Isla martinica

Las napias de Bildu

La portavoz de EH Bildu en el Congreso, Mertxe Aizpurua.

La portavoz de EH Bildu en el Congreso, Mertxe Aizpurua. / EFE

Corríjanme si me equivoco, pero hay tres tipos de silencio. Uno es el del asesino antes de matar. Otro, el de la víctima justo en el instante previo al ataque. Y el tercero es el que sobrevive entre los herederos del asesinado que, en realidad, somos todos. Este último es el que Bildu ha venido a profanar con su ritual de infamia al incluir a condenados por terrorismo en sus listas electorales. Decir lo contrario, tan siquiera pensarlo, nos sitúa directamente en el territorio de la barbarie.

Defender, tratar o simplemente hablar de derechos, en referencia a los asesinos convictos de ETA, no deja de sorprender en un mundo como el de hoy.

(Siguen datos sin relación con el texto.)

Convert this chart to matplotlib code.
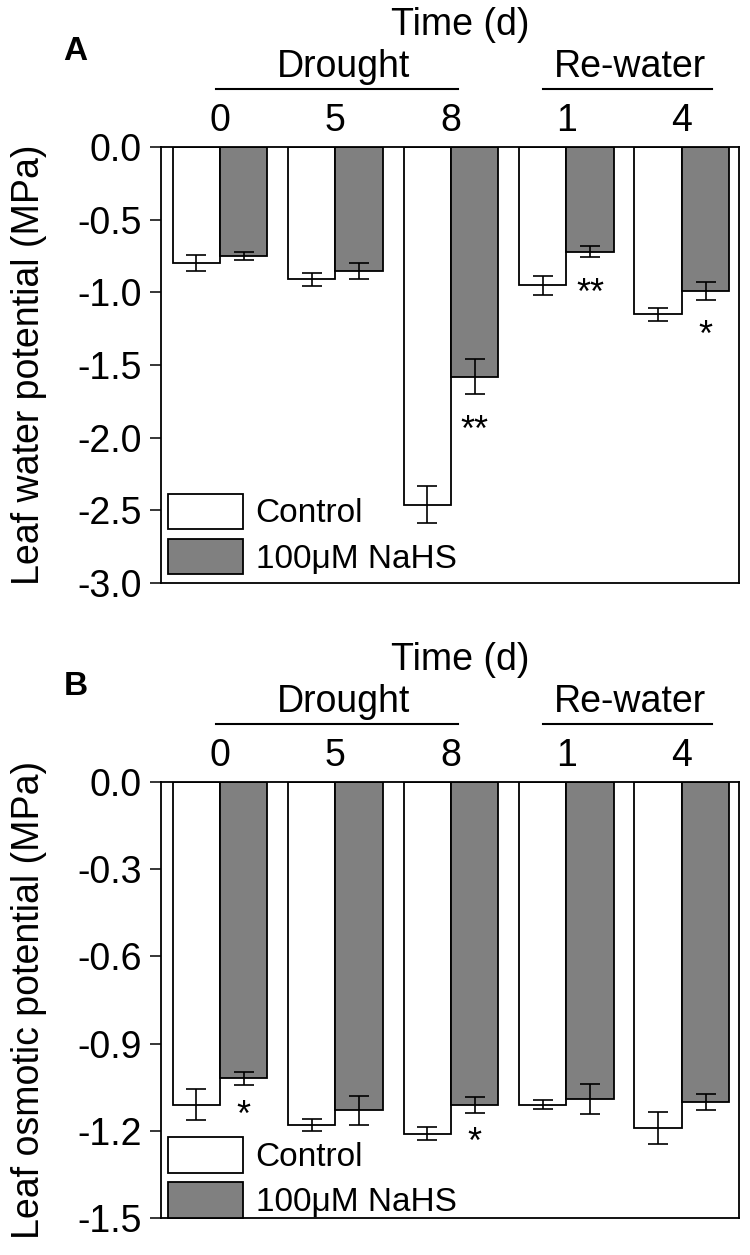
import numpy as np
import matplotlib
matplotlib.use("Agg")
import matplotlib.pyplot as plt
import matplotlib.transforms as mtransforms

plt.rcParams['font.family'] = ['Liberation Sans', 'DejaVu Sans']
plt.rcParams['axes.unicode_minus'] = False

# ---- data ----
days = ["0", "5", "8", "1", "4"]
phases = ["Drought", "Re-water"]
series = ["Control", "100\u03bcM NaHS"]

water_ctrl = [-0.80, -0.91, -2.46, -0.95, -1.15]
water_ctrl_err = [0.055, 0.045, 0.13, 0.065, 0.045]
water_nahs = [-0.75, -0.85, -1.58, -0.72, -0.99]
water_nahs_err = [0.025, 0.055, 0.12, 0.04, 0.06]
water_sig = ["", "", "**", "**", "*"]

osm_ctrl = [-1.11, -1.18, -1.21, -1.11, -1.19]
osm_ctrl_err = [0.053, 0.02, 0.023, 0.015, 0.055]
osm_nahs = [-1.02, -1.13, -1.11, -1.09, -1.10]
osm_nahs_err = [0.024, 0.049, 0.028, 0.052, 0.028]
osm_sig = ["*", "", "*", "", ""]

W, H = 750, 1255
fig = plt.figure(figsize=(W / 100, H / 100), dpi=100)

ax_left = 161 / W
ax_w = 578 / W
ax_h = 436 / H
axA = fig.add_axes([ax_left, (H - 583) / H, ax_w, ax_h])
axB = fig.add_axes([ax_left, (H - 1218) / H, ax_w, ax_h])

FS = 27
bw = 0.41
grey = "#808080"
lw = 1.3


def draw(ax, ctrl, cerr, nahs, nerr, sig, ylim, ticks, ylabel, star_off, panel, leg_y):
    x = np.arange(len(days))
    ax.bar(x - bw / 2, ctrl, bw, color="white", edgecolor="black", linewidth=lw,
           label=series[0], zorder=2)
    ax.bar(x + bw / 2, nahs, bw, color=grey, edgecolor="black", linewidth=lw,
           label=series[1], zorder=2)
    ax.errorbar(x - bw / 2, ctrl, yerr=cerr, fmt="none", ecolor="black",
                elinewidth=1.2, capsize=7, capthick=1.2, zorder=3)
    ax.errorbar(x + bw / 2, nahs, yerr=nerr, fmt="none", ecolor="black",
                elinewidth=1.2, capsize=7, capthick=1.2, zorder=3)
    for xi, v, e, s in zip(x, nahs, nerr, sig):
        if s:
            ax.text(xi + bw / 2, v - e - star_off, s, ha="center", va="center",
                    fontsize=26, zorder=4)

    ax.set_xlim(-0.51, 4.495)
    ax.set_ylim(*ylim)
    ax.set_yticks(ticks)
    ax.set_yticklabels([f"{t:.1f}" for t in ticks])
    ax.xaxis.tick_top()
    ax.set_xticks(x)
    ax.set_xticklabels(days)
    ax.tick_params(axis="x", length=0, pad=6, labelsize=FS)
    ax.tick_params(axis="y", direction="out", length=8, width=1.1, pad=6, labelsize=FS)
    for sp in ax.spines.values():
        sp.set_linewidth(lw)
        sp.set_color("black")
    ax.set_ylabel(ylabel, fontsize=FS)
    ax.yaxis.set_label_coords(-0.197, 0.5)

    trans = mtransforms.blended_transform_factory(ax.transData, ax.transAxes)
    ax.plot([-0.03, 2.06], [1.133, 1.133], transform=trans, color="black",
            lw=1.5, clip_on=False)
    ax.plot([2.80, 4.26], [1.133, 1.133], transform=trans, color="black",
            lw=1.5, clip_on=False)
    ax.text(1.07, 1.1606, phases[0], transform=trans, ha="center", va="baseline",
            fontsize=FS)
    ax.text(3.55, 1.1606, phases[1], transform=trans, ha="center", va="baseline",
            fontsize=FS)
    ax.text(2.08, 1.257, "Time (d)", transform=trans, ha="center", va="baseline",
            fontsize=FS)
    ax.text(-0.148, 1.22, panel, transform=ax.transAxes, ha="center", va="center",
            fontsize=24, fontweight="bold")

    ax.legend(loc="lower left", bbox_to_anchor=(0.0, leg_y), frameon=False,
              fontsize=24, handlelength=2.25, handleheight=1.25,
              handletextpad=0.39, labelspacing=0.28, borderpad=0.2,
              borderaxespad=0.0)


draw(axA, water_ctrl, water_ctrl_err, water_nahs, water_nahs_err, water_sig,
     (-3.0, 0.0), np.arange(0.0, -3.01, -0.5), "Leaf water potential (MPa)",
     0.255, "A", 0.004)
draw(axB, osm_ctrl, osm_ctrl_err, osm_nahs, osm_nahs_err, osm_sig,
     (-1.5, 0.0), np.arange(0.0, -1.51, -0.3), "Leaf osmotic potential (MPa)",
     0.105, "B", -0.016)

fig.savefig("out.png", dpi=100)
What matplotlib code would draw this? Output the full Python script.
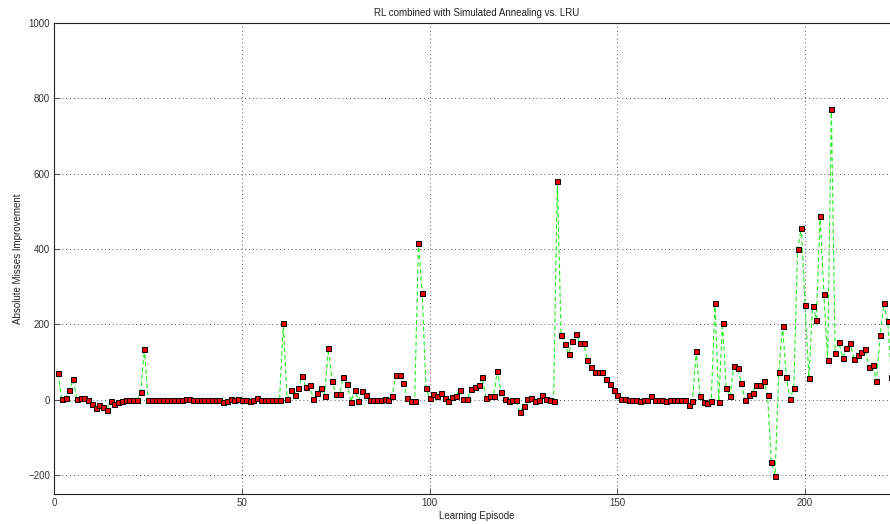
import matplotlib
matplotlib.use('Agg')
import matplotlib.pyplot as plt
import numpy as np

# absolute misses improvement per learning episode (episodes 1..223)
improvement = [
    70, 2, 4, 25, 54, 2, 4, 4, -1, -10,
    -21, -13, -19, -26, -3, -12, -5, -2, 0, 0,
    0, 0, 20, 135, 0, 0, 0, 0, 0, 0,
    0, 0, 0, 0, 2, 2, 0, 0, -1, 0,
    0, 0, -1, 0, -7, -2, 1, -1, 2, 0,
    0, -2, 0, 6, 0, 0, 0, 0, 0, 0,
    204, 2, 25, 13, 31, 63, 35, 39, 3, 18,
    31, 10, 137, 50, 16, 16, 61, 41, -5, 27,
    -2, 23, 13, 0, 0, 0, 0, 2, 0, 10,
    67, 65, 45, 4, -2, -2, 417, 284, 31, 4,
    16, 9, 18, 4, -2, 7, 11, 27, 2, 2,
    28, 35, 38, 60, 6, 11, 9, 76, 22, 3,
    -3, 0, -1, -32, -16, 3, 6, -3, -1, 13,
    3, -1, -3, 580, 172, 147, 122, 156, 174, 152,
    152, 105, 88, 75, 75, 75, 56, 41, 27, 13,
    2, 2, 0, 0, 0, -2, 0, 0, 11, 0,
    0, 0, -2, 0, 0, 0, 0, 0, -13, -2,
    129, 11, -5, -8, -2, 258, -5, 203, 31, 9,
    89, 84, 45, -1, 13, 19, 40, 40, 50, 13,
    -164, -201, 74, 195, 61, 3, 32, 399, 456, 252,
    57, 249, 213, 489, 281, 105, 773, 125, 153, 111,
    137, 152, 109, 118, 126, 136, 87, 93, 50, 172,
    256, 209, 60,
]
episodes = np.arange(1, len(improvement) + 1)

x_ticks = [0, 50, 100, 150, 200]
y_ticks = [-200, 0, 200, 400, 600, 800, 1000]

plt.rcParams['font.family'] = ['Liberation Sans', 'DejaVu Sans']
plt.rcParams['font.size'] = 7

fig = plt.figure(figsize=(8.9, 5.24), dpi=100)
# axes runs slightly past the right edge of the canvas, as in the reference
ax = fig.add_axes([54.3 / 890, 30 / 524, 225 * 3.754 / 890, 471 / 524])

ax.plot(episodes, improvement, linestyle=(0, (4, 2.5)), color='#22ee22', linewidth=0.8,
        marker='s', markersize=3.6, markerfacecolor='#ee0000', markeredgecolor='black',
        markeredgewidth=0.7)

ax.set_xlim(0, 225)
ax.set_ylim(-250, 1000)
ax.set_xticks(x_ticks)
ax.set_yticks(y_ticks)
ax.tick_params(direction='in', length=4, width=0.6, colors='#333333', labelsize=7, pad=3)
ax.grid(True, linestyle=(0, (1, 3)), color='#555555', linewidth=0.7)
for s in ax.spines.values():
    s.set_linewidth(0.8)
    s.set_color('#222222')

ax.set_title('RL combined with Simulated Annealing vs. LRU', fontsize=7, color='#222222', pad=5)
ax.set_xlabel('Learning Episode', fontsize=7, color='#222222', labelpad=2)
ax.set_ylabel('Absolute Misses Improvement', fontsize=7, color='#222222', labelpad=4)

fig.savefig('out.png', dpi=100)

Es verdad que cada individuo, por el hecho de serlo, es un sujeto de derechos, como asimismo es titular de los privilegios que le otorga la ley, pero, en modo alguno, esta realidad contrae relación de necesidad con las virtudes morales. A este respecto, las personas han de ser consideradas como un proyecto, una ilusión en marcha, quizás un quehacer que diría Ortega, pero jamás como un boceto de maldad o perversión. Si concretamos la tarea del individuo en la búsqueda y progresión de la excelencia, cualquier cosa que no sea ésta es sinónimo de inmoralidad, de engaño a uno mismo o perjuicio hacia los demás. En tal sentido, las candidaturas de Bildu son inmorales, puesto que se mofan de las víctimas, que recuerdo que somos todos, no solamente los caídos bajo el plomo de las balas.

Cada español, incluso los que desprecian su bandera, es garante de un pacto social y político por el cual se ha convenido en convivir y no en matarnos los unos a los otros. El alemán Kant, en su obrita La paz perpetua (1795), nos indicó el camino a seguir y el mismo título del opúsculo ya señalaba el opuesto al que habría que eliminar de la ecuación. En otro tiempo, ETA quería la «paz de los cementerios» y los simpatizantes de Bildu se alimentan ahora de la manifiesta debilidad de los demócratas al no denunciar lo que fue aquello y aún pervive entre los fanáticos de Otegi. Personalmente, prefiero la «paz de los vivos», pero ésta tampoco puede afirmarse sobre el miedo o la castración moral.

Por supuesto, hago mío el deseo de cientos de miles de compatriotas en pos de la ilegalización de esta aberración que es Bildu, pero desde una perspectiva que va mucho más allá de lo que supone mirarse la punta de la nariz. A veces me da por pensar que, de tanto escupir a la verdad, las napias de los etarras y sus secuaces son tan alargadas que parecen oscurecer el entendimiento de algunos, especialmente el de aquellos que se deleitan con la inalienabilidad de los derechos. Tanta majadería e inconsciencia únicamente deriva en complicidad con los enemigos de la libertad.

Advertía Adela Cortina, en una obrita para el recuerdo, El quehacer ético, que el principal antagonista de la moral se encuentra en la desmoralización, en un claro homenaje al fundador de la Escuela de Madrid, el ya citado Ortega y Gasset, y qué mayor atropello a la moral de un pueblo que profanar el silencio de las víctimas con las palabras huecas de los fieles de Bildu.